── Data to use

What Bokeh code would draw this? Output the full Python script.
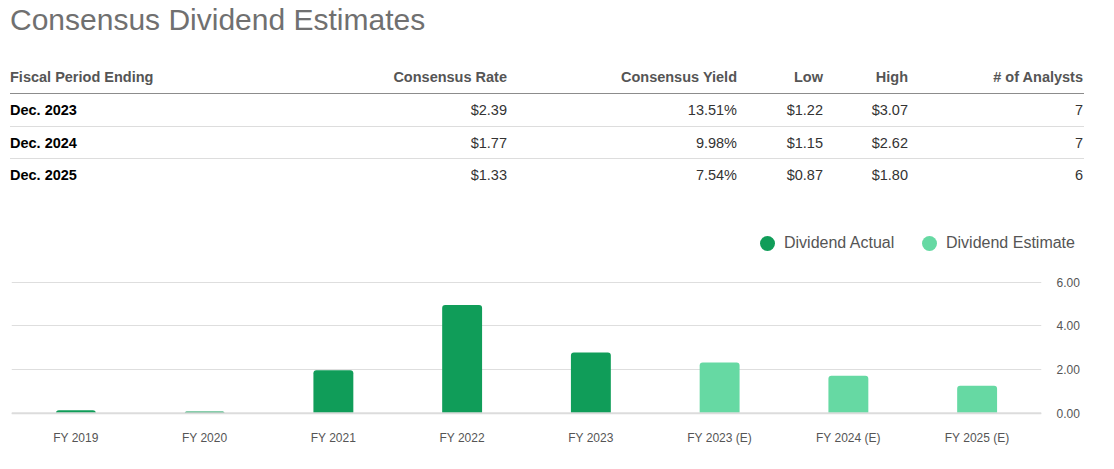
from bokeh.plotting import figure
from bokeh.models import (Div, Range1d, FactorRange, FixedTicker, Span, CustomJSTickFormatter)
from bokeh.layouts import column
from bokeh.embed import file_html
from bokeh.resources import INLINE

# ---------------- data ----------------
title_text = "Consensus Dividend Estimates"
table_headers = ["Fiscal Period Ending", "Consensus Rate", "Consensus Yield", "Low", "High", "# of Analysts"]
fiscal_periods = ["Dec. 2023", "Dec. 2024", "Dec. 2025"]
consensus_rate = ["$2.39", "$1.77", "$1.33"]
consensus_yield = ["13.51%", "9.98%", "7.54%"]
low_est = ["$1.22", "$1.15", "$0.87"]
high_est = ["$3.07", "$2.62", "$1.80"]
num_analysts = ["7", "7", "6"]

categories = ["FY 2019", "FY 2020", "FY 2021", "FY 2022", "FY 2023",
              "FY 2023 (E)", "FY 2024 (E)", "FY 2025 (E)"]
actual_periods = ["FY 2019", "FY 2020", "FY 2021", "FY 2022", "FY 2023"]
actual_values = [0.14, 0.08, 1.97, 4.96, 2.78]
estimate_periods = ["FY 2023 (E)", "FY 2024 (E)", "FY 2025 (E)"]
estimate_values = [2.32, 1.72, 1.26]
legend_labels = ["Dividend Actual", "Dividend Estimate"]
y_ticks = [0, 2, 4, 6]

ACTUAL = "#109d59"
ESTIMATE = "#66d9a3"
FONT = "Liberation Sans"

# ---------------- title + table + legend (HTML) ----------------
col_widths = [290, 207, 230, 86, 85, 175]
col_align = ["left", "right", "right", "right", "right", "right"]
row_heights = [33, 32, 33]

def row_html(cells, height, border, header=False):
    out = [f'<div style="display:flex;height:{height}px;line-height:{height}px;'
           f'border-bottom:{border};width:1074px;">']
    for i, c in enumerate(cells):
        if header:
            st = "font-weight:bold;color:#555555;"
        elif i == 0:
            st = "font-weight:bold;color:#000000;"
        else:
            st = "color:#333333;"
        out.append(f'<div style="width:{col_widths[i]}px;flex:none;text-align:{col_align[i]};'
                   f'white-space:nowrap;{st}">{c}</div>')
    out.append('</div>')
    return "".join(out)

rows = [row_html(table_headers, 33, "1px solid #8c8c8c", header=True)]
for i in range(len(fiscal_periods)):
    cells = [fiscal_periods[i], consensus_rate[i], consensus_yield[i],
             low_est[i], high_est[i], num_analysts[i]]
    border = "1px solid #dddddd" if i < len(fiscal_periods) - 1 else "none"
    rows.append(row_html(cells, row_heights[i], border))

def legend_item(left, color, label):
    return (f'<div style="position:absolute;left:{left}px;top:227px;height:16px;'
            f'line-height:16px;white-space:nowrap;font-size:16px;color:#555555;">'
            f'<span style="position:absolute;left:-24.5px;top:0.5px;width:15px;height:15px;'
            f'border-radius:50%;background:{color};"></span>{label}</div>')

html = (f'<div style="position:relative;width:1098px;height:254px;'
        f'font-family:\'{FONT}\',Arial,sans-serif;margin:0;padding:0;">'
        f'<div style="height:53px;padding-left:2px;font-size:30px;line-height:24px;'
        f'color:#707070;white-space:nowrap;">{title_text}</div>'
        f'<div style="margin-left:2px;font-size:14.5px;">' + "".join(rows) + '</div>'
        + legend_item(776, ACTUAL, legend_labels[0])
        + legend_item(938, ESTIMATE, legend_labels[1])
        + '</div>')

div = Div(text=html, width=1098, height=254, margin=0)

# ---------------- chart ----------------
p = figure(x_range=FactorRange(*categories, range_padding=0),
           y_range=Range1d(-0.1, 6.9),
           frame_width=1030, frame_height=153,
           min_border_left=3, min_border_right=0, min_border_top=0, min_border_bottom=8,
           output_backend="svg", toolbar_location=None, tools="",
           y_axis_location="right", margin=0)
p.outline_line_color = None
p.background_fill_color = "white"
p.border_fill_color = "white"

p.vbar(x=actual_periods, top=actual_values, width=0.31, bottom=0,
       fill_color=ACTUAL, line_color=None, border_radius=(3, 3, 0, 0))
p.vbar(x=estimate_periods, top=estimate_values, width=0.31, bottom=0,
       fill_color=ESTIMATE, line_color=None, border_radius=(3, 3, 0, 0))

p.xgrid.grid_line_color = None
p.ygrid.grid_line_color = "#dedede"
p.ygrid.grid_line_width = 1
p.ygrid.ticker = FixedTicker(ticks=y_ticks)

p.add_layout(Span(location=0, dimension="width", line_color="#dcdcdc", line_width=2))

xa = p.xaxis[0]
xa.axis_line_color = None
xa.major_tick_line_color = None
xa.minor_tick_line_color = None
xa.major_label_standoff = 9
xa.major_label_text_font = FONT
xa.major_label_text_font_size = "12px"
xa.major_label_text_color = "#555555"

ya = p.yaxis[0]
ya.ticker = FixedTicker(ticks=y_ticks)
ya.axis_line_color = None
ya.major_tick_line_color = None
ya.minor_tick_line_color = None
ya.major_tick_out = 0
ya.major_label_standoff = 15
ya.major_label_text_font = FONT
ya.major_label_text_font_size = "12px"
ya.major_label_text_color = "#555555"
ya.formatter = CustomJSTickFormatter(code="return tick.toFixed(2);")

layout = column(div, p, spacing=0, margin=(8, 8, 8, 8))

open("out.html", "w").write(file_html(layout, INLINE))
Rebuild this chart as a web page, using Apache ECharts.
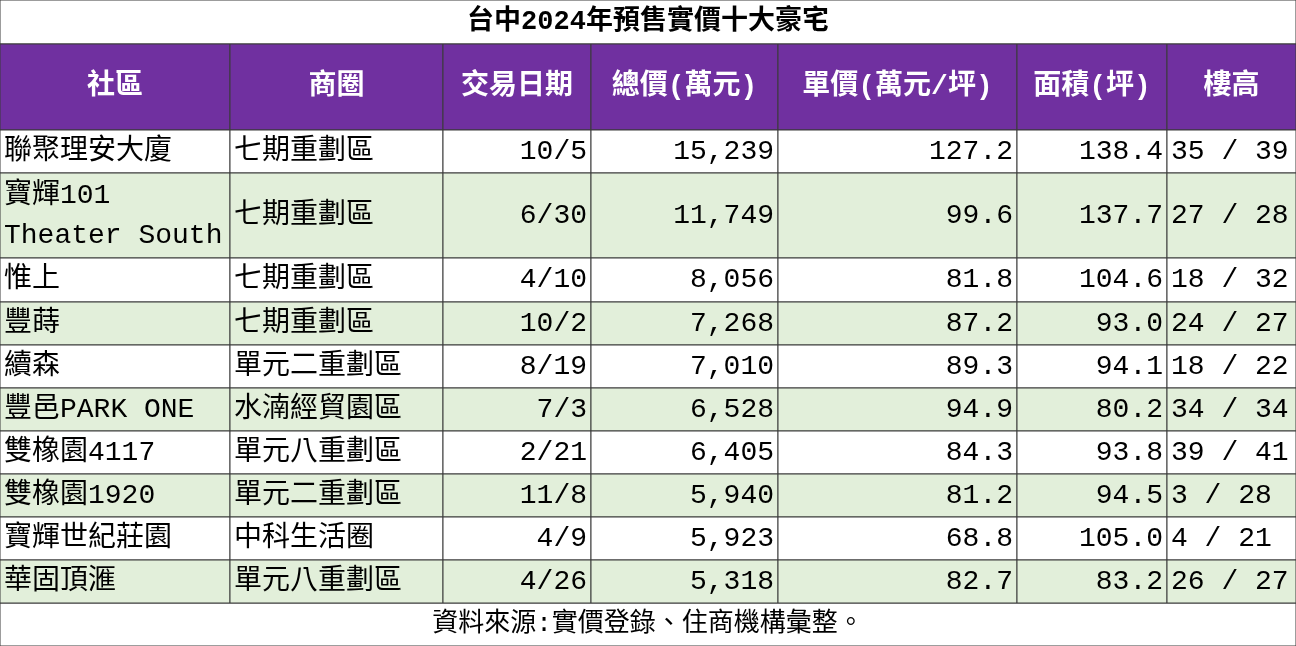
<!DOCTYPE html>
<html><head><meta charset="utf-8">
<script src="https://cdn.jsdelivr.net/npm/echarts@6/dist/echarts.min.js"></script>
<style>html,body{margin:0;background:#fff}#c{width:1296px;height:646px}</style>
</head><body><div id="c"></div>
<script>
var title = "台中2024年預售實價十大豪宅";
var source = "資料來源:實價登錄、住商機構彙整。";
var headers = ["社區", "商圈", "交易日期", "總價(萬元)", "單價(萬元/坪)", "面積(坪)", "樓高"];
var names = ["聯聚理安大廈", "寶輝101\nTheater South", "惟上", "豐蒔", "續森", "豐邑PARK ONE", "雙橡園4117", "雙橡園1920", "寶輝世紀莊園", "華固頂滙"];
var districts = ["七期重劃區", "七期重劃區", "七期重劃區", "七期重劃區", "單元二重劃區", "水湳經貿園區", "單元八重劃區", "單元二重劃區", "中科生活圈", "單元八重劃區"];
var dates = ["10/5", "6/30", "4/10", "10/2", "8/19", "7/3", "2/21", "11/8", "4/9", "4/26"];
var totals = [15239, 11749, 8056, 7268, 7010, 6528, 6405, 5940, 5923, 5318];
var unitPrices = [127.2, 99.6, 81.8, 87.2, 89.3, 94.9, 84.3, 81.2, 68.8, 82.7];
var areas = [138.4, 137.7, 104.6, 93.0, 94.1, 80.2, 93.8, 94.5, 105.0, 83.2];
var floors = ["35 / 39", "27 / 28", "18 / 32", "24 / 27", "18 / 22", "34 / 34", "39 / 41", "3 / 28", "4 / 21", "26 / 27"];

// layout
var colX = [0, 230, 443, 591, 778, 1017, 1167, 1296];
var rowY = [0, 44, 130, 173, 258, 302, 345, 388, 431, 474, 517, 560, 603, 646];
var aligns = ["left", "left", "right", "right", "right", "right", "left"];
var FONT = '"Liberation Mono", "Noto Sans CJK TC", monospace';

function fmt(n) { return n.toLocaleString("en-US"); }

var cells = [];
// title & footer
cells.push([0, 1296, rowY[0], rowY[1], title, "center", "#fff", "#000", 27, "bold"]);
cells.push([0, 1296, rowY[12], rowY[13], source, "center", "#fff", "#000", 26, "normal"]);
headers.forEach(function (h, c) {
  cells.push([colX[c], colX[c + 1], rowY[1], rowY[2], h, "center", "#7030A0", "#fff", 28, "bold"]);
});
names.forEach(function (n, r) {
  var vals = [n, districts[r], dates[r], fmt(totals[r]), unitPrices[r].toFixed(1), areas[r].toFixed(1), floors[r]];
  var fill = r % 2 ? "#E2EFDA" : "#fff";
  vals.forEach(function (v, c) {
    cells.push([colX[c], colX[c + 1], rowY[r + 2], rowY[r + 3], v, aligns[c], fill, "#000", 28, "normal"]);
  });
});

var chart = echarts.init(document.getElementById("c"));
chart.setOption({
  animation: false,
  grid: { left: 0, right: 0, top: 0, bottom: 0 },
  xAxis: { type: "value", min: 0, max: 1296, show: false },
  yAxis: { type: "value", min: 0, max: 646, inverse: true, show: false },
  series: [{
    type: "custom",
    data: cells,
    encode: { x: [0, 1], y: [2, 3] },
    renderItem: function (params, api) {
      var d = cells[params.dataIndex];
      var p0 = api.coord([d[0], d[2]]), p1 = api.coord([d[1], d[3]]);
      var w = p1[0] - p0[0], h = p1[1] - p0[1];
      var tx = d[5] === "left" ? p0[0] + 4 : d[5] === "right" ? p1[0] - 4 : p0[0] + w / 2;
      return {
        type: "group",
        children: [
          { type: "rect", shape: { x: p0[0], y: p0[1], width: w, height: h },
            style: { fill: d[6], stroke: "#3a3a3a", lineWidth: 1 } },
          { type: "text", style: { x: tx, y: p0[1] + h / 2, text: d[4], align: d[5], verticalAlign: "middle",
              fill: d[7], font: d[9] + " " + d[8] + "px " + FONT, lineHeight: 40 } }
        ]
      };
    }
  }]
});
</script></body></html>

────

■ **Exercise requirements**
Report how many lines of the records above contain the word "this", giving only the number.

■ **Result of the exercise**
2